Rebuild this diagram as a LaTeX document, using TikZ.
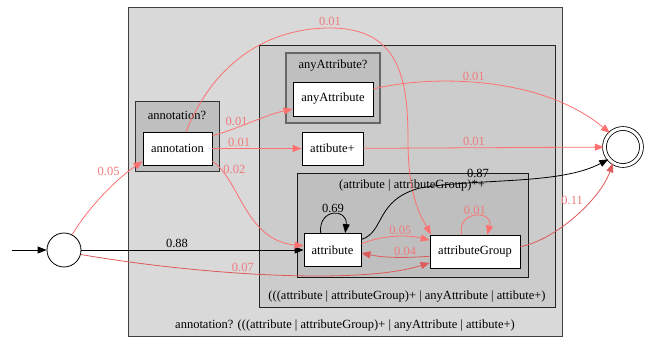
\documentclass[tikz,border=0pt]{standalone}
\usepackage{fontspec}
\setmainfont{Liberation Serif}
\usepackage{tikz}
\usetikzlibrary{arrows.meta,automata,positioning}
\usepackage{xcolor}
\definecolor{edge-red}{HTML}{FF7070}
\definecolor{edge-red-dark}{HTML}{DD5A5A}
\definecolor{label-red}{HTML}{F07A7A}
\definecolor{cluster-outer}{HTML}{D9D9D9}
\definecolor{cluster-mid}{HTML}{CCCCCC}
\definecolor{cluster-inner}{HTML}{BFBFBF}

\begin{document}
\begin{tikzpicture}[x=1pt,y=-1pt,>={Triangle[length=9pt,width=7pt]},
    font=\fontsize{12.5}{14}\selectfont]
  \tikzstyle{every state}=[draw=black,fill=white,line width=0.8pt,inner sep=0pt]
  \tikzstyle{box}=[rectangle,draw=black,fill=white,line width=0.8pt,minimum height=33pt,inner sep=0pt]
  \tikzstyle{lbl}=[text=label-red,inner sep=1.5pt]
  \tikzstyle{blbl}=[text=black,inner sep=1.5pt]
  \tikzstyle{redge}=[->,edge-red,line width=0.8pt]
  \tikzstyle{dredge}=[->,edge-red-dark,line width=0.8pt]
  \tikzstyle{bedge}=[->,black,line width=0.8pt]

  \useasboundingbox (0,0) rectangle (649,339);

  %% clusters
  \draw[fill=cluster-outer,draw=black!75,line width=0.8pt] (128,7) rectangle (562,336);
  \node (outerlbl) at (345,326) {annotation? (((attribute | attributeGroup)+ | anyAttribute | attibute+)};
  \draw[fill=cluster-mid,draw=black!85,line width=0.8pt] (259,45) rectangle (555,307);
  \node (midlbl) at (407,297) {(((attribute | attributeGroup)+ | anyAttribute | attibute+)};
  \draw[fill=cluster-inner,draw=black!60,line width=2pt] (286,53) rectangle (380,123);
  \node (anylbl) at (333,66) {anyAttribute?};
  \draw[fill=cluster-inner,draw=black!80,line width=1pt] (135,102) rectangle (219,172);
  \node (annlbl) at (177,115) {annotation?};
  \draw[fill=cluster-inner,draw=black!90,line width=0.8pt] (297,173) rectangle (528,277);
  \node (grplbl) at (412,186) {(attribute | attributeGroup)*+};

  %% states
  \coordinate (init) at (12,250);
  \node[state,minimum size=34pt] (start) at (64,250) {};
  \node[state,accepting,minimum size=37pt,double distance=3pt] (end) at (623,147) {};
  \node[box,minimum width=69pt] (annotation) at (177.5,148.5) {annotation};
  \node[box,minimum width=80pt,minimum height=34pt] (anyAttribute) at (333,99) {anyAttribute};
  \node[box,minimum width=61pt] (attibutePlus) at (332.5,148.5) {attibute+};
  \node[box,minimum width=57pt] (attribute) at (332.5,250) {attribute};
  \node[box,minimum width=90pt] (attributeGroup) at (475,251.5) {attributeGroup};

  %% from start
  \path[bedge] (init) edge (start);
  \path[bedge] (start) edge node[blbl,pos=0.43,above] {0.88} (attribute);
  \draw[redge] (start.62) .. controls (90,205) and (118,178) .. (annotation.200)
    node[lbl,pos=0.72,above left] {0.05};
  \draw[dredge] (start.-15) .. controls (200,275) and (360,285) .. (attributeGroup.194)
    node[lbl,pos=0.42,above] {0.07};

  %% from annotation
  \draw[redge] (annotation.20) .. controls (240,128) and (265,115) .. (anyAttribute.194)
    node[lbl,pos=0.3,above] {0.01};
  \path[redge] (annotation) edge node[lbl,pos=0.3,above] {0.01} (attibutePlus);
  \draw[redge] (annotation.-20) .. controls (240,180) and (245,240) .. (attribute.172)
    node[lbl,pos=0.12,right] {0.02};
  \draw[redge] (annotation.63) .. controls (215,60) and (270,28) .. (330,28)
    node[lbl,above] {0.01}
    .. controls (400,28) and (408,80) .. (408,140)
    .. controls (408,195) and (420,215) .. (attributeGroup.159);

  %% to the end state
  \draw[redge] (anyAttribute.14) .. controls (430,75) and (540,75) .. (end.133)
    node[lbl,pos=0.45,above] {0.01};
  \path[redge] (attibutePlus) edge node[lbl,pos=0.46,above] {0.01} (end);
  \draw[bedge] (attribute.20) .. controls (385,232) and (375,200) .. (420,188)
    .. controls (480,178) and (560,185) .. (end.220)
    node[blbl,pos=0.3,above=2.5pt] {0.87};
  \draw[dredge] (attributeGroup.6) .. controls (555,240) and (600,200) .. (end.238)
    node[lbl,pos=0.6,above left] {0.11};

  %% attribute group
  \draw[bedge] (attribute.125) .. controls (318,208) and (348,208) .. (attribute.53)
    node[blbl,pos=0.5,above] {0.69};
  \draw[redge] (attribute.12) .. controls (380,236) and (405,234) .. (attributeGroup.166)
    node[lbl,pos=0.6,above] {0.05};
  \draw[dredge] (attributeGroup.186) .. controls (405,258) and (385,258) .. (attribute.-6)
    node[lbl,pos=0.35,above] {0.04};
  \draw[redge] (attributeGroup.128) .. controls (456,210) and (494,210) .. (attributeGroup.54)
    node[lbl,pos=0.5,above] {0.01};
\end{tikzpicture}
\end{document}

*Written task*
Go through the listing above and write it out again exactly, dropping the pictures.

*Complete answer*
Rebuild this diagram as a LaTeX document, using TikZ.
\documentclass[tikz,border=0pt]{standalone}
\usepackage{fontspec}
\setmainfont{Liberation Serif}
\usepackage{tikz}
\usetikzlibrary{arrows.meta,automata,positioning}
\usepackage{xcolor}
\definecolor{edge-red}{HTML}{FF7070}
\definecolor{edge-red-dark}{HTML}{DD5A5A}
\definecolor{label-red}{HTML}{F07A7A}
\definecolor{cluster-outer}{HTML}{D9D9D9}
\definecolor{cluster-mid}{HTML}{CCCCCC}
\definecolor{cluster-inner}{HTML}{BFBFBF}

\begin{document}
\begin{tikzpicture}[x=1pt,y=-1pt,>={Triangle[length=9pt,width=7pt]},
    font=\fontsize{12.5}{14}\selectfont]
  \tikzstyle{every state}=[draw=black,fill=white,line width=0.8pt,inner sep=0pt]
  \tikzstyle{box}=[rectangle,draw=black,fill=white,line width=0.8pt,minimum height=33pt,inner sep=0pt]
  \tikzstyle{lbl}=[text=label-red,inner sep=1.5pt]
  \tikzstyle{blbl}=[text=black,inner sep=1.5pt]
  \tikzstyle{redge}=[->,edge-red,line width=0.8pt]
  \tikzstyle{dredge}=[->,edge-red-dark,line width=0.8pt]
  \tikzstyle{bedge}=[->,black,line width=0.8pt]

  \useasboundingbox (0,0) rectangle (649,339);

  %% clusters
  \draw[fill=cluster-outer,draw=black!75,line width=0.8pt] (128,7) rectangle (562,336);
  \node (outerlbl) at (345,326) {annotation? (((attribute | attributeGroup)+ | anyAttribute | attibute+)};
  \draw[fill=cluster-mid,draw=black!85,line width=0.8pt] (259,45) rectangle (555,307);
  \node (midlbl) at (407,297) {(((attribute | attributeGroup)+ | anyAttribute | attibute+)};
  \draw[fill=cluster-inner,draw=black!60,line width=2pt] (286,53) rectangle (380,123);
  \node (anylbl) at (333,66) {anyAttribute?};
  \draw[fill=cluster-inner,draw=black!80,line width=1pt] (135,102) rectangle (219,172);
  \node (annlbl) at (177,115) {annotation?};
  \draw[fill=cluster-inner,draw=black!90,line width=0.8pt] (297,173) rectangle (528,277);
  \node (grplbl) at (412,186) {(attribute | attributeGroup)*+};

  %% states
  \coordinate (init) at (12,250);
  \node[state,minimum size=34pt] (start) at (64,250) {};
  \node[state,accepting,minimum size=37pt,double distance=3pt] (end) at (623,147) {};
  \node[box,minimum width=69pt] (annotation) at (177.5,148.5) {annotation};
  \node[box,minimum width=80pt,minimum height=34pt] (anyAttribute) at (333,99) {anyAttribute};
  \node[box,minimum width=61pt] (attibutePlus) at (332.5,148.5) {attibute+};
  \node[box,minimum width=57pt] (attribute) at (332.5,250) {attribute};
  \node[box,minimum width=90pt] (attributeGroup) at (475,251.5) {attributeGroup};

  %% from start
  \path[bedge] (init) edge (start);
  \path[bedge] (start) edge node[blbl,pos=0.43,above] {0.88} (attribute);
  \draw[redge] (start.62) .. controls (90,205) and (118,178) .. (annotation.200)
    node[lbl,pos=0.72,above left] {0.05};
  \draw[dredge] (start.-15) .. controls (200,275) and (360,285) .. (attributeGroup.194)
    node[lbl,pos=0.42,above] {0.07};

  %% from annotation
  \draw[redge] (annotation.20) .. controls (240,128) and (265,115) .. (anyAttribute.194)
    node[lbl,pos=0.3,above] {0.01};
  \path[redge] (annotation) edge node[lbl,pos=0.3,above] {0.01} (attibutePlus);
  \draw[redge] (annotation.-20) .. controls (240,180) and (245,240) .. (attribute.172)
    node[lbl,pos=0.12,right] {0.02};
  \draw[redge] (annotation.63) .. controls (215,60) and (270,28) .. (330,28)
    node[lbl,above] {0.01}
    .. controls (400,28) and (408,80) .. (408,140)
    .. controls (408,195) and (420,215) .. (attributeGroup.159);

  %% to the end state
  \draw[redge] (anyAttribute.14) .. controls (430,75) and (540,75) .. (end.133)
    node[lbl,pos=0.45,above] {0.01};
  \path[redge] (attibutePlus) edge node[lbl,pos=0.46,above] {0.01} (end);
  \draw[bedge] (attribute.20) .. controls (385,232) and (375,200) .. (420,188)
    .. controls (480,178) and (560,185) .. (end.220)
    node[blbl,pos=0.3,above=2.5pt] {0.87};
  \draw[dredge] (attributeGroup.6) .. controls (555,240) and (600,200) .. (end.238)
    node[lbl,pos=0.6,above left] {0.11};

  %% attribute group
  \draw[bedge] (attribute.125) .. controls (318,208) and (348,208) .. (attribute.53)
    node[blbl,pos=0.5,above] {0.69};
  \draw[redge] (attribute.12) .. controls (380,236) and (405,234) .. (attributeGroup.166)
    node[lbl,pos=0.6,above] {0.05};
  \draw[dredge] (attributeGroup.186) .. controls (405,258) and (385,258) .. (attribute.-6)
    node[lbl,pos=0.35,above] {0.04};
  \draw[redge] (attributeGroup.128) .. controls (456,210) and (494,210) .. (attributeGroup.54)
    node[lbl,pos=0.5,above] {0.01};
\end{tikzpicture}
\end{document}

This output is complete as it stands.